# GIVEN INFORMATION:
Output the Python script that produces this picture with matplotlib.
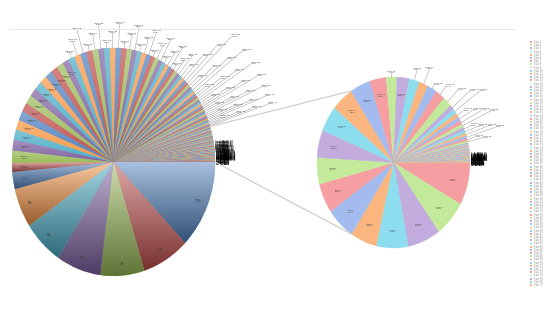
import numpy as np
import matplotlib
matplotlib.use("Agg")
import matplotlib.pyplot as plt
from matplotlib.colors import to_rgb
from matplotlib.lines import Line2D
from matplotlib.patches import ConnectionPatch, Rectangle

# main pie, slice sizes read clockwise from 3 o'clock
main_bottom = [45.0, 27.0, 25.0, 25.5, 23.0, 20.0, 8.7, 4.5]
main_upper_left = [6.3, 5.5, 5.2, 5.0, 4.8, 4.6, 4.5, 4.4, 4.2, 4.1, 4.0,
                   3.9, 3.8, 3.7, 3.6, 3.5, 3.5, 3.4, 3.4, 3.3, 3.3]
main_upper_right = [3.3, 3.2, 3.1, 3.0, 2.9, 2.8, 2.7, 2.6, 2.5, 2.4, 2.3,
                    2.2, 2.1, 2.0, 1.9, 1.8, 1.8, 1.7,
                    1.7, 1.6, 1.6, 1.5, 1.5, 1.4, 1.4, 1.3, 1.3, 1.2, 1.2,
                    1.1, 1.1, 1.0, 1.0, 1.0, 0.9, 0.9, 0.9, 0.8, 0.8, 0.8,
                    0.7, 0.7, 0.7, 0.6, 0.6]
main_tiny = [0.55, 0.55, 0.5, 0.5, 0.5, 0.5, 0.45, 0.45, 0.45, 0.45, 0.45,
             0.4, 0.4, 0.4, 0.4, 0.4, 0.4, 0.4, 0.35, 0.35, 0.35, 0.35, 0.35,
             0.35, 0.35, 0.3, 0.3, 0.3, 0.3, 0.3, 0.3, 0.3, 0.3, 0.25, 0.25,
             0.25, 0.25, 0.25, 0.25, 0.25, 0.25, 0.2, 0.2, 0.2, 0.2, 0.2, 0.2,
             0.2, 0.2, 0.2, 0.15, 0.15, 0.15, 0.15, 0.15, 0.1, 0.1, 0.1, 0.1, 0.1]
main_values = main_bottom + main_upper_left + main_upper_right + main_tiny
main_names = [f"Item {i + 1}" for i in range(len(main_values))]

# second pie (breakdown), also clockwise from 3 o'clock
sub_big = [29.0, 24.7, 25.0, 24.0, 20.0, 22.0, 20.0, 18.0, 18.6, 17.6, 16.6,
           15.5, 12.5, 8.0, 9.4, 7.7, 7.0, 7.0, 7.5, 7.0]
sub_mid = [3.4, 3.2, 3.0, 2.8, 2.6, 2.4, 2.2, 2.0, 1.9, 1.8, 1.6, 1.4]
sub_tiny = [0.6, 0.55, 0.5, 0.5, 0.5, 0.45, 0.45, 0.45, 0.4, 0.4, 0.4, 0.4,
            0.35, 0.35, 0.35, 0.35, 0.35, 0.3, 0.3, 0.3, 0.3, 0.3, 0.3, 0.25,
            0.25, 0.25, 0.25, 0.25, 0.25, 0.2, 0.2, 0.2, 0.2, 0.2, 0.2, 0.2,
            0.15, 0.15, 0.15, 0.15, 0.15, 0.1, 0.1, 0.1, 0.1]
sub_values = sub_big + sub_mid + sub_tiny
sub_names = [f"Sub {i + 1}" for i in range(len(sub_values))]

main_colors = ['#4F81BD', '#C0504D', '#9BBB59', '#8064A2', '#4BACC6', '#F79646']
sub_colors = ['#F59FA2', '#C3EA9B', '#C2ABDD', '#8CDDEE', '#FBB680', '#A3BBEE']

W, H = 550, 312


def fig_box(x0, y0, x1, y1):
    return [x0 / W, 1 - y1 / H, (x1 - x0) / W, (y1 - y0) / H]


def mix(c, other, f):
    c = np.array(to_rgb(c))
    return tuple(c + (np.array(other) - c) * f)


fig = plt.figure(figsize=(5.5, 3.12), dpi=100)
fig.add_artist(Line2D([10 / W, 515 / W], [1 - 29 / H] * 2, color='#e8e8e8', lw=0.7))

ax1 = fig.add_axes(fig_box(12, 48, 215, 276))
ax2 = fig.add_axes(fig_box(317, 77, 470, 248))

# ---- main pie with Excel-like per-slice gradient
cols1 = [mix(main_colors[i % 6], (1, 1, 1), 0.2) for i in range(len(main_values))]
wedges1, _ = ax1.pie(main_values, colors=cols1, startangle=0, counterclock=False,
                     wedgeprops=dict(linewidth=0.25))
grad = np.linspace(0, 1, 64)[:, None, None]
for i, w in enumerate(wedges1):
    w.set_edgecolor(cols1[i])
    span = w.theta2 - w.theta1
    if span < 1.0:
        continue
    mid = ((w.theta1 + w.theta2) / 2) % 360
    base = main_colors[i % 6]
    if mid > 180:
        top = np.array(mix(base, (1, 1, 1), 0.5))
        bot = np.array(mix(base, (0, 0, 0), 0.38))
    else:
        top = np.array(mix(base, (1, 1, 1), 0.3))
        bot = np.array(mix(base, (0, 0, 0), 0.0))
    img = top * (1 - grad) + bot * grad
    bb = w.get_path().get_extents()
    im = ax1.imshow(img, extent=(bb.x0, bb.x1, bb.y0, bb.y1), aspect='auto',
                    interpolation='bilinear', zorder=1.5)
    im.set_clip_path(w)

tot1 = sum(main_values)
k_out = k_tiny = 0
for i, w in enumerate(wedges1):
    span = w.theta2 - w.theta1
    mid = ((w.theta1 + w.theta2) / 2) % 360
    t = np.deg2rad(mid)
    pct = main_values[i] / tot1
    if span >= 12:
        ax1.text(0.9 * np.cos(t), 0.9 * np.sin(t), f"{pct:.0%}", fontsize=2.2,
                 color='#333333', ha='center', va='center', zorder=3)
    elif span >= 3.7:
        ax1.text(0.88 * np.cos(t), 0.88 * np.sin(t), f"{main_names[i]}\n{pct:.1%}",
                 fontsize=1.7, color='#333333', ha='center', va='center', zorder=3)
    elif span >= 0.6:
        if mid > 50:
            r = 1.05 + 0.08 * (k_out % 3)
        else:
            r = 1.12 + 0.16 * (k_out % 4)
        ax1.plot([np.cos(t), r * np.cos(t)], [np.sin(t), r * np.sin(t)],
                 color='#8a8a8a', lw=0.3, clip_on=False)
        ax1.text(r * np.cos(t), r * np.sin(t), f"{main_names[i]}\n{pct:.1%}",
                 fontsize=1.7, color='#333333', ha='center' if mid > 50 else 'left',
                 va='bottom', clip_on=False)
        k_out += 1
    else:
        a = np.deg2rad(mid * 0.5)
        r = 1.01 + 0.04 * (k_tiny % 3)
        ax1.text(r * np.cos(a), r * np.sin(a), f"{main_names[i]}\n{pct:.1%}",
                 fontsize=1.8, color='#000000', ha='left', va='center', clip_on=False)
        k_tiny += 1

ax1.set_xlim(-1, 1)
ax1.set_ylim(-1, 1)
ax1.set_aspect('auto')
ax1.axis('off')

# ---- second pie
cols2 = [sub_colors[i % 6] for i in range(len(sub_values))]
wedges2, _ = ax2.pie(sub_values, colors=cols2, startangle=0, counterclock=False,
                     wedgeprops=dict(linewidth=0.25))
tot2 = sum(sub_values)
k_out = k_tiny = 0
for i, w in enumerate(wedges2):
    w.set_edgecolor(cols2[i])
    span = w.theta2 - w.theta1
    mid = ((w.theta1 + w.theta2) / 2) % 360
    t = np.deg2rad(mid)
    pct = sub_values[i] / tot2
    if span >= 9:
        ax2.text(0.8 * np.cos(t), 0.8 * np.sin(t), f"{sub_names[i]}\n{pct:.1%}",
                 fontsize=1.7, color='#333333', ha='center', va='center', zorder=3)
    elif span >= 1.0:
        if mid > 42:
            r = 1.05 + 0.07 * (k_out % 3)
        else:
            r = 1.1 + 0.1 * (k_out % 4)
        ax2.plot([np.cos(t), r * np.cos(t)], [np.sin(t), r * np.sin(t)],
                 color='#8a8a8a', lw=0.3, clip_on=False)
        ax2.text(r * np.cos(t), r * np.sin(t), f"{sub_names[i]}\n{pct:.1%}",
                 fontsize=1.7, color='#333333', ha='center' if mid > 60 else 'left',
                 va='bottom', clip_on=False)
        k_out += 1
    else:
        a = np.deg2rad(mid * 0.3)
        r = 1.01 + 0.05 * (k_tiny % 3)
        ax2.text(r * np.cos(a), r * np.sin(a), f"{sub_names[i]}\n{pct:.1%}",
                 fontsize=1.8, color='#000000', ha='left', va='center', clip_on=False)
        k_tiny += 1

ax2.set_xlim(-1, 1)
ax2.set_ylim(-1, 1)
ax2.set_aspect('auto')
ax2.axis('off')

# ---- connector lines between the "other" slice and the second pie
a_top = np.deg2rad(360 * sum(main_tiny) / tot1)
for a1, a2 in [(a_top, np.deg2rad(123)), (0.0, np.deg2rad(-123))]:
    con = ConnectionPatch(xyA=(np.cos(a1), np.sin(a1)), coordsA=ax1.transData,
                          xyB=(np.cos(a2), np.sin(a2)), coordsB=ax2.transData,
                          color='#cfcfcf', lw=0.9)
    fig.add_artist(con)

# ---- legend column on the right
n = len(sub_names)
step = (285 - 42) / (n - 1)
for i, name in enumerate(sub_names):
    y = 1 - (42 + i * step) / H
    fig.add_artist(Rectangle((530 / W, y - 0.9 / H), 1.8 / W, 1.8 / H,
                             transform=fig.transFigure, color=cols2[i], lw=0))
    fig.text(533.5 / W, y, name, fontsize=1.8, color='#8c8c8c', va='center', ha='left')

fig.savefig('out.png', dpi=100)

# REQUEST:
Leave out any pictures, please, and quote only the lines from the top of the data through the line that contains "from matplotlib.patches import".

# PROBLEM SOLUTION:
Output the Python script that produces this picture with matplotlib.
import numpy as np
import matplotlib
matplotlib.use("Agg")
import matplotlib.pyplot as plt
from matplotlib.colors import to_rgb
from matplotlib.lines import Line2D
from matplotlib.patches import ConnectionPatch, Rectangle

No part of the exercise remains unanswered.